Stated task: Go through the records below from the first line and print each one exactly, stopping after the line that contains "plt.rcParams['font.family'] = ['Noto". Do not print pictures or anything past that line.

====================

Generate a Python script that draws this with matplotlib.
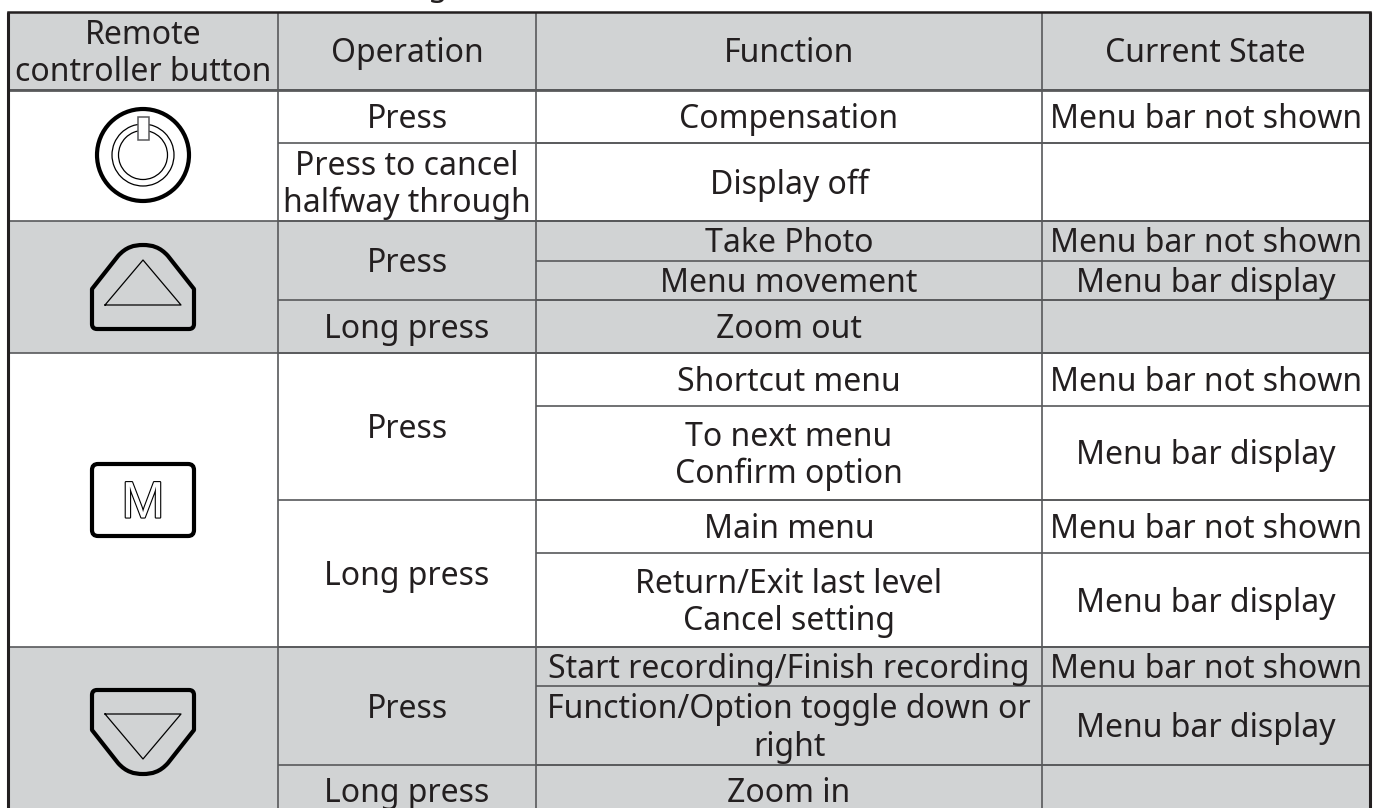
import matplotlib
matplotlib.use('Agg')
import matplotlib.pyplot as plt
import matplotlib.patheffects as pe
from matplotlib.patches import Rectangle, Circle, PathPatch, Arc, FancyBboxPatch
from matplotlib.path import Path

W, H = 1379, 808
GRAY = '#d1d3d4'
INK = '#231f20'
LINE = '#58595b'
plt.rcParams['font.family'] = ['Noto Sans', 'DejaVu Sans']

# table contents
headers = ['Remote\ncontroller button', 'Operation', 'Function', 'Current State']
operations = ['Press', 'Press to cancel\nhalfway through', 'Press', 'Long press',
              'Press', 'Long press', 'Press', 'Long press']
functions = ['Compensation', 'Display off', 'Take Photo', 'Menu movement', 'Zoom out',
             'Shortcut menu', 'To next menu\nConfirm option', 'Main menu',
             'Return/Exit last level\nCancel setting', 'Start recording/Finish recording',
             'Function/Option toggle down or\nright', 'Zoom in']
states = ['Menu bar not shown', '', 'Menu bar not shown', 'Menu bar display', '',
          'Menu bar not shown', 'Menu bar display', 'Menu bar not shown', 'Menu bar display',
          'Menu bar not shown', 'Menu bar display', '']

# grid layout in pixels, the last row runs past the bottom of the page
xs = [7.5, 278, 536, 1042, 1369.5]
ys = [12, 90, 143, 221, 260.5, 300, 353, 406, 500, 553, 647, 686, 765, 816]
op_rows = [(1, 2), (2, 3), (3, 5), (5, 6), (6, 8), (8, 10), (10, 12), (12, 13)]
groups = [(1, 3, 'white'), (3, 6, GRAY), (6, 10, 'white'), (10, 13, GRAY)]

fig = plt.figure(figsize=(W / 100, H / 100), dpi=100)
ax = fig.add_axes([0, 0, 1, 1])
ax.set_xlim(0, W)
ax.set_ylim(H, 0)
ax.axis('off')

FS = 23
DY = 3


def label(x, y, s):
    ax.text(x, y + DY, s, ha='center', va='center', fontsize=FS, color=INK, linespacing=1.17)


def hline(y, x0, x1, lw=1.2):
    ax.plot([x0, x1], [y, y], color=LINE, lw=lw, solid_capstyle='butt')


def vline(x, y0, y1, lw=1.2):
    ax.plot([x, x], [y0, y1], color=LINE, lw=lw, solid_capstyle='butt')


# cell fills
ax.add_patch(Rectangle((xs[0], ys[0]), xs[-1] - xs[0], ys[1] - ys[0], fc=GRAY, ec='none'))
for a, b, col in groups:
    ax.add_patch(Rectangle((xs[0], ys[a]), xs[-1] - xs[0], ys[b] - ys[a], fc=col, ec='none'))

# rules
for a, b, _ in groups:
    hline(ys[a], xs[0], xs[-1])
for a, b in op_rows:
    hline(ys[a], xs[1], xs[-1])
for i in range(1, len(ys) - 1):
    hline(ys[i], xs[2], xs[-1])
hline(ys[1], xs[0], xs[-1], lw=2)
for x in xs[1:4]:
    vline(x, ys[0], H)
ax.plot([xs[0], xs[0]], [ys[0], H], color=INK, lw=2.2, solid_capstyle='butt')
ax.plot([xs[-1], xs[-1]], [ys[0], H], color=INK, lw=2.2, solid_capstyle='butt')
ax.plot([xs[0], xs[-1]], [ys[0], ys[0]], color=INK, lw=1.8, solid_capstyle='projecting')

# text
for i, h in enumerate(headers):
    label((xs[i] + xs[i + 1]) / 2, (ys[0] + ys[1]) / 2, h)
for (a, b), s in zip(op_rows, operations):
    label((xs[1] + xs[2]) / 2, (ys[a] + ys[b]) / 2, s)
for i, s in enumerate(functions):
    label((xs[2] + xs[3]) / 2, (ys[i + 1] + ys[i + 2]) / 2, s)
for i, s in enumerate(states):
    if s:
        label((xs[3] + xs[4]) / 2, (ys[i + 1] + ys[i + 2]) / 2, s)

# descender of the line above the table, cut off by the page edge
ax.text(437, -5, 'g', ha='center', va='baseline', fontsize=FS, color=INK, clip_on=False)

# power button
cx, cy = 143, 155
ax.add_patch(Circle((cx, cy), 46, fc='none', ec='black', lw=3))
for r in (31, 24.5):
    ax.add_patch(Arc((cx, cy), 2 * r, 2 * r, theta1=0, theta2=360, ec='black', lw=0.9))
ax.add_patch(Rectangle((cx - 5, 117), 10.5, 23, fc='white', ec=LINE, lw=1.1, zorder=3))


def button(cx, flat, s):
    # up and down keys, d is the distance from the flat side
    def p(dx, d):
        return (cx + dx, flat - s * d)
    verts = [p(-46, 0), p(-51, 0), p(-51, 5), p(-51, 40), p(-25, 73),
             p(-17, 82), p(-9, 84), p(0, 84), p(9, 84), p(17, 82), p(25, 73),
             p(51, 40), p(51, 5), p(51, 0), p(46, 0), p(-46, 0)]
    codes = [Path.MOVETO, Path.CURVE3, Path.CURVE3, Path.LINETO, Path.LINETO,
             Path.CURVE4, Path.CURVE4, Path.CURVE4, Path.CURVE4, Path.CURVE4, Path.CURVE4,
             Path.LINETO, Path.LINETO, Path.CURVE3, Path.CURVE3, Path.CLOSEPOLY]
    ax.add_patch(PathPatch(Path(verts, codes), fc='none', ec='black', lw=3, joinstyle='round'))


button(143, 329, 1)
ax.plot([105, 143, 181, 105], [305, 260, 305, 305], color='black', lw=0.9)
button(143, 690, -1)
ax.plot([105, 143, 181, 105], [714, 759, 714, 714], color='black', lw=0.9)

# menu button
ax.add_patch(FancyBboxPatch((92, 464), 102, 72, boxstyle='round,pad=0,rounding_size=6',
                            fc='none', ec='black', lw=3))
ax.text(143, 504, 'M', ha='center', va='center', fontsize=37, color='white',
        family='Liberation Sans',
        path_effects=[pe.Stroke(linewidth=1.6, foreground='black'), pe.Normal()])

fig.savefig('out.png', dpi=100)
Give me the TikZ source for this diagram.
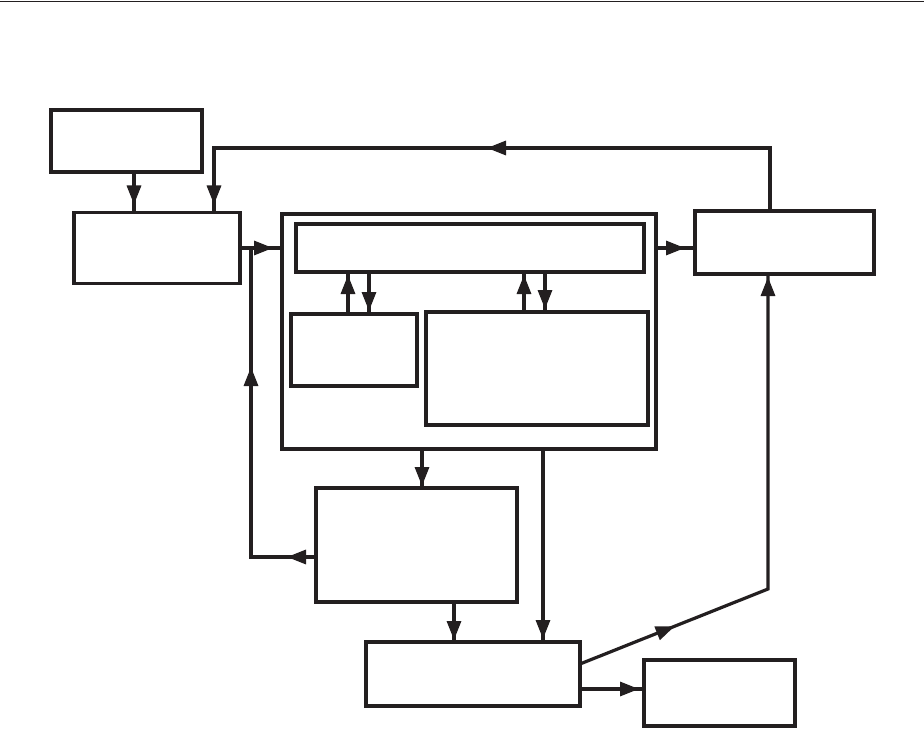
\documentclass[tikz,border=0pt]{standalone}
\usetikzlibrary{arrows.meta,decorations.markings}
\definecolor{ink}{RGB}{35,31,32}
\begin{document}
\begin{tikzpicture}[x=1pt,y=-1pt,
  box/.style={draw=ink,line width=3.2pt,rectangle,inner sep=0pt,outer sep=0pt},
  conn/.style={draw=ink,line width=3.2pt},
  >={Triangle[length=19pt,width=14pt]},
  mk/.style={postaction={decorate,decoration={markings,mark=at position #1 with {\arrow[ink]{>}}}}}]
\useasboundingbox (0,0) rectangle (924,730);
\draw[ink,line width=1pt] (0,1.5) -- (924,1.5);
% boxes
\node[box,minimum width=151pt,minimum height=62pt] (A) at (126.5,141) {};
\node[box,minimum width=166pt,minimum height=71pt] (B) at (157,248) {};
\node[box,minimum width=374pt,minimum height=235pt] (C) at (469,331.5) {};
\node[box,minimum width=348pt,minimum height=48pt] (C1) at (470,248) {};
\node[box,minimum width=126pt,minimum height=72pt] (C2) at (354,350) {};
\node[box,minimum width=222pt,minimum height=113pt] (C3) at (537,368.5) {};
\node[box,minimum width=179pt,minimum height=63pt] (D) at (784.5,242.5) {};
\node[box,minimum width=201pt,minimum height=114pt] (G) at (416.5,545) {};
\node[box,minimum width=214pt,minimum height=64pt] (E) at (473,674) {};
\node[box,minimum width=151pt,minimum height=66pt] (F) at (719.5,693) {};
% named bends
\coordinate (fbR) at (770,148);
\coordinate (fbL) at (214,148);
\coordinate (lfB) at (251,557);
\coordinate (lfT) at (251,248);
\coordinate (drT) at (768,589);
% connectors
\draw[conn,mk=-8pt] (134,0 |- A.south) -- (134,0 |- B.north);
\draw[conn,mk=346pt,mk=-8pt] (770,0 |- D.north) -- (fbR) -- (fbL) -- (214,0 |- B.north);
\draw[conn,mk=-9pt] (B.east |- C1.west) -- (C.west |- C1.west);
\draw[conn,mk=-10pt] (C.east |- C1.east) -- (D.west |- C1.east);
\draw[conn,mk=29pt,mk=255pt] (G.west |- lfB) -- (lfB) -- (lfT);
\draw[conn,mk=-3pt] (348,0 |- C2.north) -- (348,0 |- C1.south);
\draw[conn,mk=-3pt] (369,0 |- C1.south) -- (369,0 |- C2.north);
\draw[conn,mk=-3pt] (524,0 |- C3.north) -- (524,0 |- C1.south);
\draw[conn,mk=-3pt] (545,0 |- C1.south) -- (545,0 |- C3.north);
\draw[conn,mk=-2pt] (422,0 |- C.south) -- (422,0 |- G.north);
\draw[conn,mk=-2pt] (454,0 |- G.south) -- (454,0 |- E.north);
\draw[conn,mk=-3pt] (543,0 |- C.south) -- (543,0 |- E.north);
\draw[conn,mk=102pt,mk=-3pt] (E.east |- 0,664) -- (drT) -- (768,0 |- D.south);
\draw[conn,mk=-5pt] (E.east |- 0,689) -- (F.west |- 0,689);
\end{tikzpicture}
\end{document}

====================

Completed task:
Generate a Python script that draws this with matplotlib.
import matplotlib
matplotlib.use('Agg')
import matplotlib.pyplot as plt
import matplotlib.patheffects as pe
from matplotlib.patches import Rectangle, Circle, PathPatch, Arc, FancyBboxPatch
from matplotlib.path import Path

W, H = 1379, 808
GRAY = '#d1d3d4'
INK = '#231f20'
LINE = '#58595b'
plt.rcParams['font.family'] = ['Noto Sans', 'DejaVu Sans']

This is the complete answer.